Written instruction: Reproduce the listing below exactly. Pictures do not belong in the copy.

----- Data excerpt

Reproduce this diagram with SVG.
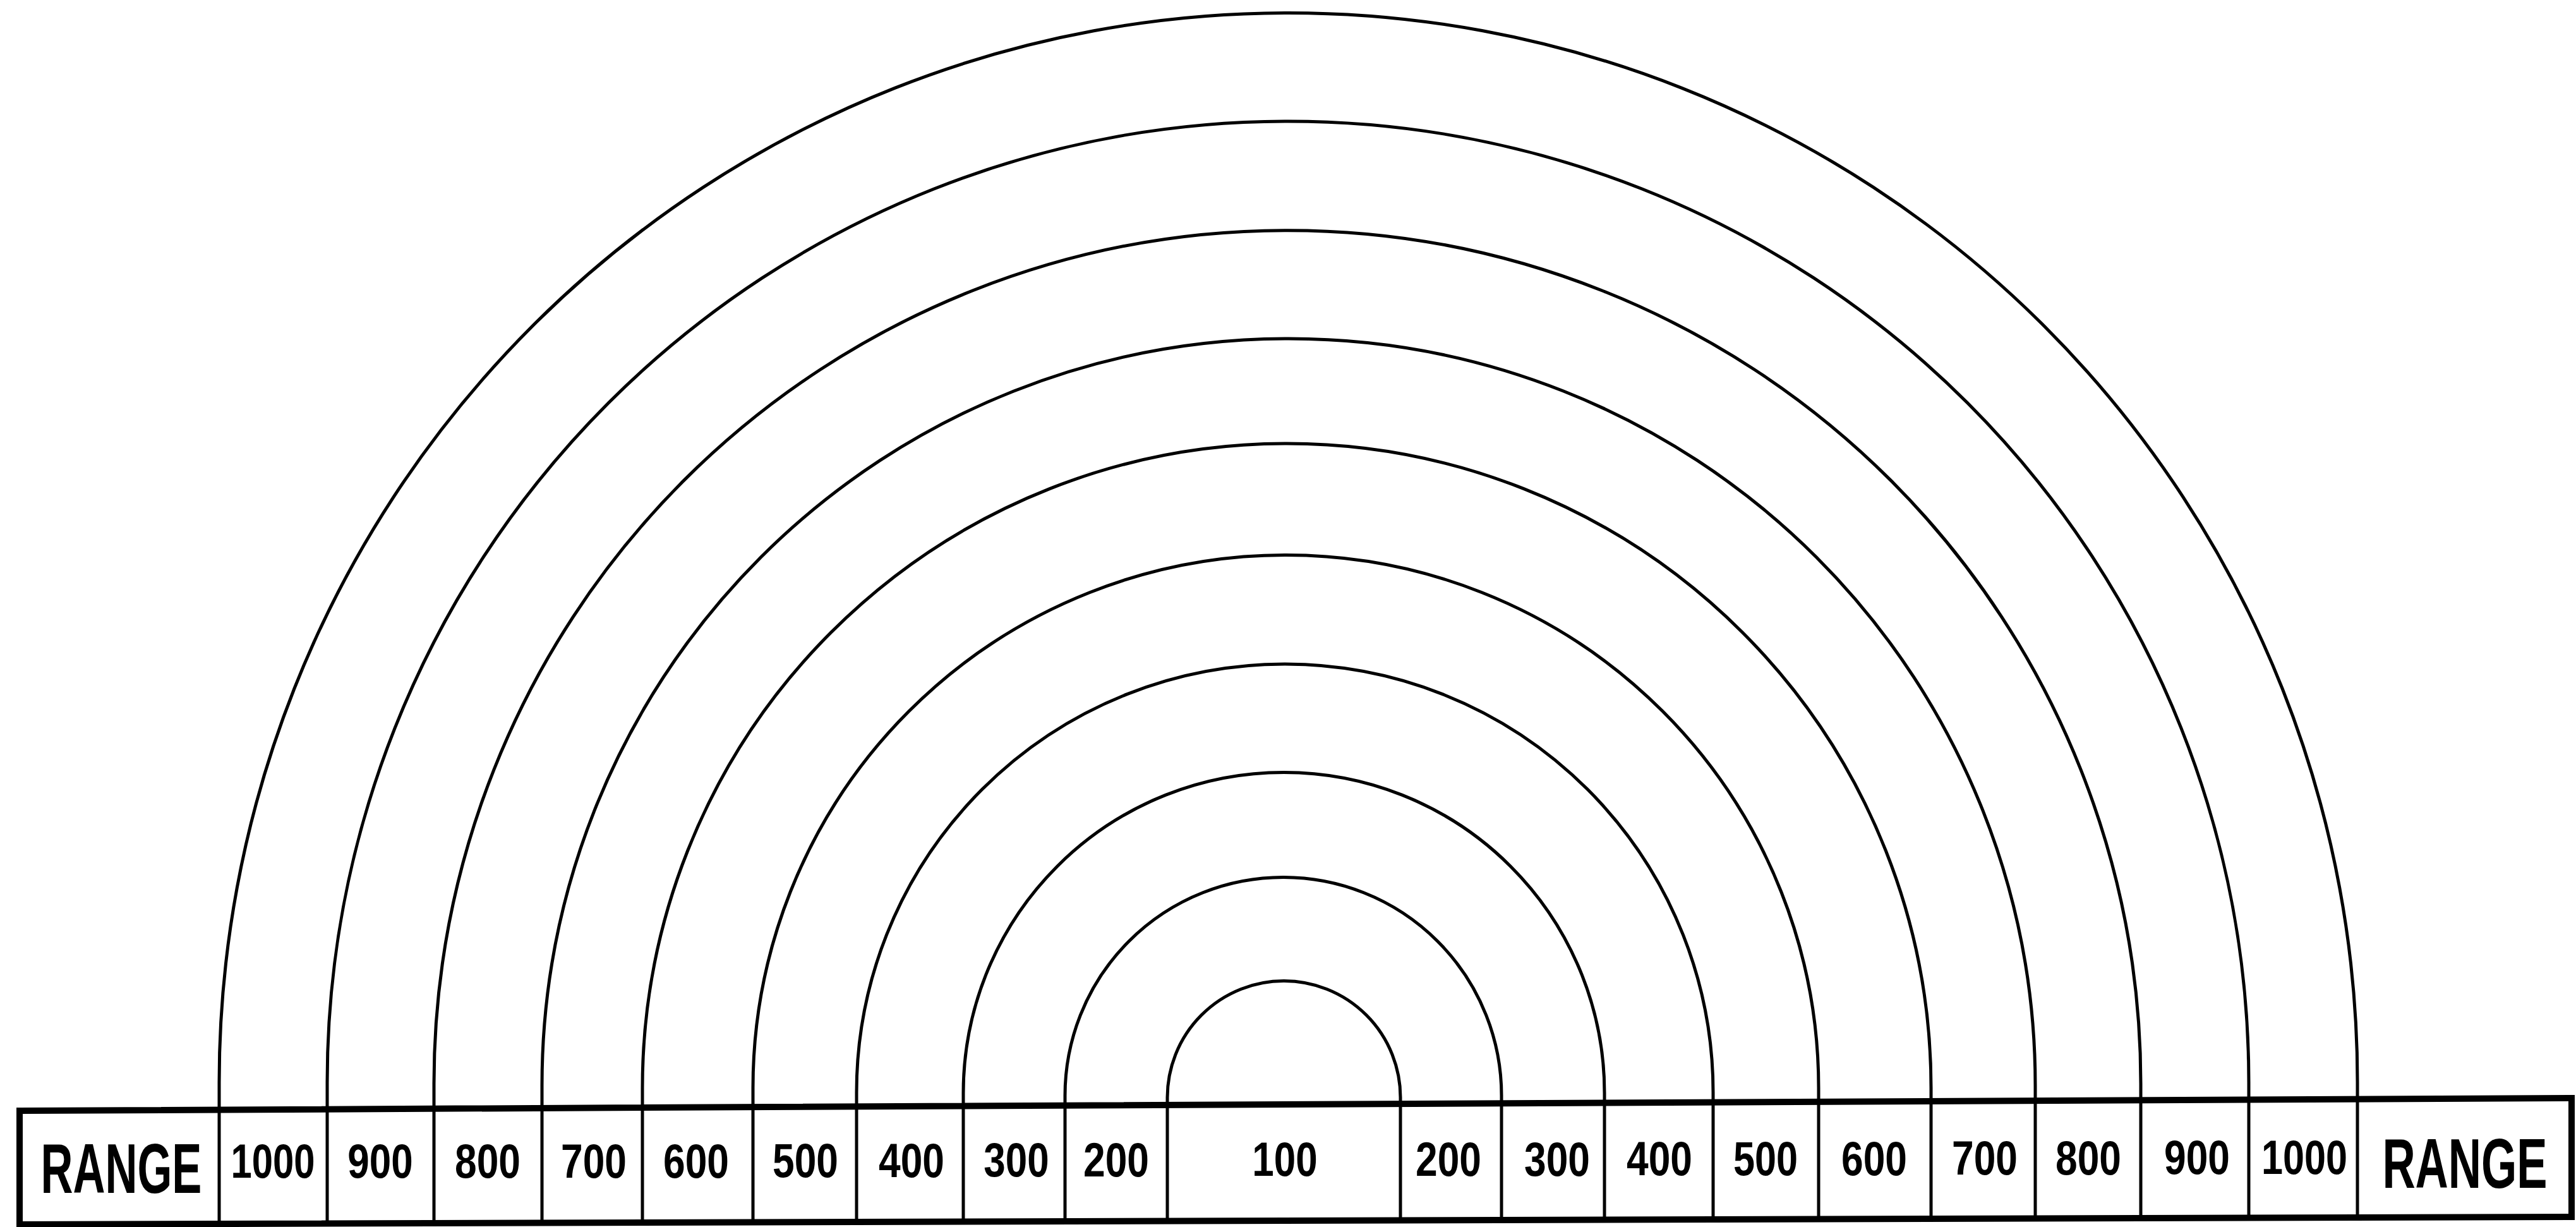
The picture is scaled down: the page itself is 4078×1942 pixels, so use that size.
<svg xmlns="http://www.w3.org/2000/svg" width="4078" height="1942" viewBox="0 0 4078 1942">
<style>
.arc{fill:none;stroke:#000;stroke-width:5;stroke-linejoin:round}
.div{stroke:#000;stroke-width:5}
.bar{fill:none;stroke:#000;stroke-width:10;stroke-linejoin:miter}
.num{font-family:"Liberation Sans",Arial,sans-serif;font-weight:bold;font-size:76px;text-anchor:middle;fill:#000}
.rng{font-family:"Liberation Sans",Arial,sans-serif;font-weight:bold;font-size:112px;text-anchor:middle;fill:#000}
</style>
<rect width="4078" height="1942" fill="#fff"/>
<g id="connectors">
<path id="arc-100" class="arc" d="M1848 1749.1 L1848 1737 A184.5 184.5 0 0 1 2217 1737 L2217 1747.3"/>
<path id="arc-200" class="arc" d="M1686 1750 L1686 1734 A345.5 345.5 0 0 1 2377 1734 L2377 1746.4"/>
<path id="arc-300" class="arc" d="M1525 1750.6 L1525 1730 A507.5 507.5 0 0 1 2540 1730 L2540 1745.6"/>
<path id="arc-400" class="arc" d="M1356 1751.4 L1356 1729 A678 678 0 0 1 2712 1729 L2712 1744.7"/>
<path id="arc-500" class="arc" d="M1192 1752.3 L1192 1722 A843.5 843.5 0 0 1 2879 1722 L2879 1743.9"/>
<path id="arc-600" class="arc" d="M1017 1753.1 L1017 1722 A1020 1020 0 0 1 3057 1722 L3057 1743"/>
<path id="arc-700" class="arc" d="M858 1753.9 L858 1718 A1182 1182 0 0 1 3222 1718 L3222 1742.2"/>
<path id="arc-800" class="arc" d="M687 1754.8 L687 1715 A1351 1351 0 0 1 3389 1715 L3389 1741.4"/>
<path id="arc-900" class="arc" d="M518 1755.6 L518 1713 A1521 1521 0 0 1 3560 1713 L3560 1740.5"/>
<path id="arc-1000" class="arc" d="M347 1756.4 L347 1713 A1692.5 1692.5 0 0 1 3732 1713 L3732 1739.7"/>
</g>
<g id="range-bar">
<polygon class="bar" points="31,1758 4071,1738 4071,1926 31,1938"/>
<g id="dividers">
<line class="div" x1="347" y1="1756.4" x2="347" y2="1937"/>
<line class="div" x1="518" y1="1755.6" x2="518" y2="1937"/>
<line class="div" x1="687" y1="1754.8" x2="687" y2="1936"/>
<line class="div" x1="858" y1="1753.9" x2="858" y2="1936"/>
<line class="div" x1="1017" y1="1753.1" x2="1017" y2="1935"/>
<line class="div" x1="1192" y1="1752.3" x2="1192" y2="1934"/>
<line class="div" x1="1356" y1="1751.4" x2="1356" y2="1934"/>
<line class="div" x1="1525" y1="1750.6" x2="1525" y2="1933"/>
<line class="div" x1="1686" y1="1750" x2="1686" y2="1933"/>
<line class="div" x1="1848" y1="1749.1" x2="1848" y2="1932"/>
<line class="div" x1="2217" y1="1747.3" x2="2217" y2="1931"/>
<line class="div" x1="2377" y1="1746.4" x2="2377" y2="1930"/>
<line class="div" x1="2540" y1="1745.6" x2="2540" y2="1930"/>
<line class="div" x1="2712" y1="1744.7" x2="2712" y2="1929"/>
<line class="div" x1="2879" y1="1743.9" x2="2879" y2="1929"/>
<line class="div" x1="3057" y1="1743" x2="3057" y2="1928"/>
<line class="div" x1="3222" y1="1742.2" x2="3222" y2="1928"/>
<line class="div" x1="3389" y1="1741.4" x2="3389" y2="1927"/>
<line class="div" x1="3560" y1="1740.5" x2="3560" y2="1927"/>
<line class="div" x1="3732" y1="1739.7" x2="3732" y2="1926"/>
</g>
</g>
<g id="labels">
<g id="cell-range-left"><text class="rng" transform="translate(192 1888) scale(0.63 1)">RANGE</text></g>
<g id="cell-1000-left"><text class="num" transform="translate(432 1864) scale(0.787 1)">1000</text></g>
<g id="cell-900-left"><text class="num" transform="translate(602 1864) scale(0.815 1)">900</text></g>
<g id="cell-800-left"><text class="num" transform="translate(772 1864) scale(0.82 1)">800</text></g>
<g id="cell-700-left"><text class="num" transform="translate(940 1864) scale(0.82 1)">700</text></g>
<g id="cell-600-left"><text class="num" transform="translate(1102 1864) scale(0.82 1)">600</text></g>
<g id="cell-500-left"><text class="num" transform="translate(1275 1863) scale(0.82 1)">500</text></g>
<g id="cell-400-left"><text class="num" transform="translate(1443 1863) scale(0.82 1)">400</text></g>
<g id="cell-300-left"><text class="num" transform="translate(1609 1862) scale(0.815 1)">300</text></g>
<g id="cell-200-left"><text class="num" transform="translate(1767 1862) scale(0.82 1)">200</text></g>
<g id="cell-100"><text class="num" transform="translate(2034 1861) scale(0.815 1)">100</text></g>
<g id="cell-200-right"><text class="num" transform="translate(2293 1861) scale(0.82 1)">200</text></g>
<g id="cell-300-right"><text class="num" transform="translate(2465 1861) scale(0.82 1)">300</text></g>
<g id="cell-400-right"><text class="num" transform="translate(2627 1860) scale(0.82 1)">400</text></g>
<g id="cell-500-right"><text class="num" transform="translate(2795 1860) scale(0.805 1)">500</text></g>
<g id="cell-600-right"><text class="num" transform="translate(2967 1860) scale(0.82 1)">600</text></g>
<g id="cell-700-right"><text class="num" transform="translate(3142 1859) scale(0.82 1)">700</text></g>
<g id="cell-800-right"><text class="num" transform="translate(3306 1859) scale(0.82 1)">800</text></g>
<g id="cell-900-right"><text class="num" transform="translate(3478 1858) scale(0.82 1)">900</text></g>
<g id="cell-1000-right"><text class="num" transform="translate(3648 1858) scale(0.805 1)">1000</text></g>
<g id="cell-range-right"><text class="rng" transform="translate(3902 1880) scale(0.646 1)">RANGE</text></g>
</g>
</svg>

----------

Problem solution:
Reproduce this diagram with SVG.
The picture is scaled down: the page itself is 4078×1942 pixels, so use that size.
<svg xmlns="http://www.w3.org/2000/svg" width="4078" height="1942" viewBox="0 0 4078 1942">
<style>
.arc{fill:none;stroke:#000;stroke-width:5;stroke-linejoin:round}
.div{stroke:#000;stroke-width:5}
.bar{fill:none;stroke:#000;stroke-width:10;stroke-linejoin:miter}
.num{font-family:"Liberation Sans",Arial,sans-serif;font-weight:bold;font-size:76px;text-anchor:middle;fill:#000}
.rng{font-family:"Liberation Sans",Arial,sans-serif;font-weight:bold;font-size:112px;text-anchor:middle;fill:#000}
</style>
<rect width="4078" height="1942" fill="#fff"/>
<g id="connectors">
<path id="arc-100" class="arc" d="M1848 1749.1 L1848 1737 A184.5 184.5 0 0 1 2217 1737 L2217 1747.3"/>
<path id="arc-200" class="arc" d="M1686 1750 L1686 1734 A345.5 345.5 0 0 1 2377 1734 L2377 1746.4"/>
<path id="arc-300" class="arc" d="M1525 1750.6 L1525 1730 A507.5 507.5 0 0 1 2540 1730 L2540 1745.6"/>
<path id="arc-400" class="arc" d="M1356 1751.4 L1356 1729 A678 678 0 0 1 2712 1729 L2712 1744.7"/>
<path id="arc-500" class="arc" d="M1192 1752.3 L1192 1722 A843.5 843.5 0 0 1 2879 1722 L2879 1743.9"/>
<path id="arc-600" class="arc" d="M1017 1753.1 L1017 1722 A1020 1020 0 0 1 3057 1722 L3057 1743"/>
<path id="arc-700" class="arc" d="M858 1753.9 L858 1718 A1182 1182 0 0 1 3222 1718 L3222 1742.2"/>
<path id="arc-800" class="arc" d="M687 1754.8 L687 1715 A1351 1351 0 0 1 3389 1715 L3389 1741.4"/>
<path id="arc-900" class="arc" d="M518 1755.6 L518 1713 A1521 1521 0 0 1 3560 1713 L3560 1740.5"/>
<path id="arc-1000" class="arc" d="M347 1756.4 L347 1713 A1692.5 1692.5 0 0 1 3732 1713 L3732 1739.7"/>
</g>
<g id="range-bar">
<polygon class="bar" points="31,1758 4071,1738 4071,1926 31,1938"/>
<g id="dividers">
<line class="div" x1="347" y1="1756.4" x2="347" y2="1937"/>
<line class="div" x1="518" y1="1755.6" x2="518" y2="1937"/>
<line class="div" x1="687" y1="1754.8" x2="687" y2="1936"/>
<line class="div" x1="858" y1="1753.9" x2="858" y2="1936"/>
<line class="div" x1="1017" y1="1753.1" x2="1017" y2="1935"/>
<line class="div" x1="1192" y1="1752.3" x2="1192" y2="1934"/>
<line class="div" x1="1356" y1="1751.4" x2="1356" y2="1934"/>
<line class="div" x1="1525" y1="1750.6" x2="1525" y2="1933"/>
<line class="div" x1="1686" y1="1750" x2="1686" y2="1933"/>
<line class="div" x1="1848" y1="1749.1" x2="1848" y2="1932"/>
<line class="div" x1="2217" y1="1747.3" x2="2217" y2="1931"/>
<line class="div" x1="2377" y1="1746.4" x2="2377" y2="1930"/>
<line class="div" x1="2540" y1="1745.6" x2="2540" y2="1930"/>
<line class="div" x1="2712" y1="1744.7" x2="2712" y2="1929"/>
<line class="div" x1="2879" y1="1743.9" x2="2879" y2="1929"/>
<line class="div" x1="3057" y1="1743" x2="3057" y2="1928"/>
<line class="div" x1="3222" y1="1742.2" x2="3222" y2="1928"/>
<line class="div" x1="3389" y1="1741.4" x2="3389" y2="1927"/>
<line class="div" x1="3560" y1="1740.5" x2="3560" y2="1927"/>
<line class="div" x1="3732" y1="1739.7" x2="3732" y2="1926"/>
</g>
</g>
<g id="labels">
<g id="cell-range-left"><text class="rng" transform="translate(192 1888) scale(0.63 1)">RANGE</text></g>
<g id="cell-1000-left"><text class="num" transform="translate(432 1864) scale(0.787 1)">1000</text></g>
<g id="cell-900-left"><text class="num" transform="translate(602 1864) scale(0.815 1)">900</text></g>
<g id="cell-800-left"><text class="num" transform="translate(772 1864) scale(0.82 1)">800</text></g>
<g id="cell-700-left"><text class="num" transform="translate(940 1864) scale(0.82 1)">700</text></g>
<g id="cell-600-left"><text class="num" transform="translate(1102 1864) scale(0.82 1)">600</text></g>
<g id="cell-500-left"><text class="num" transform="translate(1275 1863) scale(0.82 1)">500</text></g>
<g id="cell-400-left"><text class="num" transform="translate(1443 1863) scale(0.82 1)">400</text></g>
<g id="cell-300-left"><text class="num" transform="translate(1609 1862) scale(0.815 1)">300</text></g>
<g id="cell-200-left"><text class="num" transform="translate(1767 1862) scale(0.82 1)">200</text></g>
<g id="cell-100"><text class="num" transform="translate(2034 1861) scale(0.815 1)">100</text></g>
<g id="cell-200-right"><text class="num" transform="translate(2293 1861) scale(0.82 1)">200</text></g>
<g id="cell-300-right"><text class="num" transform="translate(2465 1861) scale(0.82 1)">300</text></g>
<g id="cell-400-right"><text class="num" transform="translate(2627 1860) scale(0.82 1)">400</text></g>
<g id="cell-500-right"><text class="num" transform="translate(2795 1860) scale(0.805 1)">500</text></g>
<g id="cell-600-right"><text class="num" transform="translate(2967 1860) scale(0.82 1)">600</text></g>
<g id="cell-700-right"><text class="num" transform="translate(3142 1859) scale(0.82 1)">700</text></g>
<g id="cell-800-right"><text class="num" transform="translate(3306 1859) scale(0.82 1)">800</text></g>
<g id="cell-900-right"><text class="num" transform="translate(3478 1858) scale(0.82 1)">900</text></g>
<g id="cell-1000-right"><text class="num" transform="translate(3648 1858) scale(0.805 1)">1000</text></g>
<g id="cell-range-right"><text class="rng" transform="translate(3902 1880) scale(0.646 1)">RANGE</text></g>
</g>
</svg>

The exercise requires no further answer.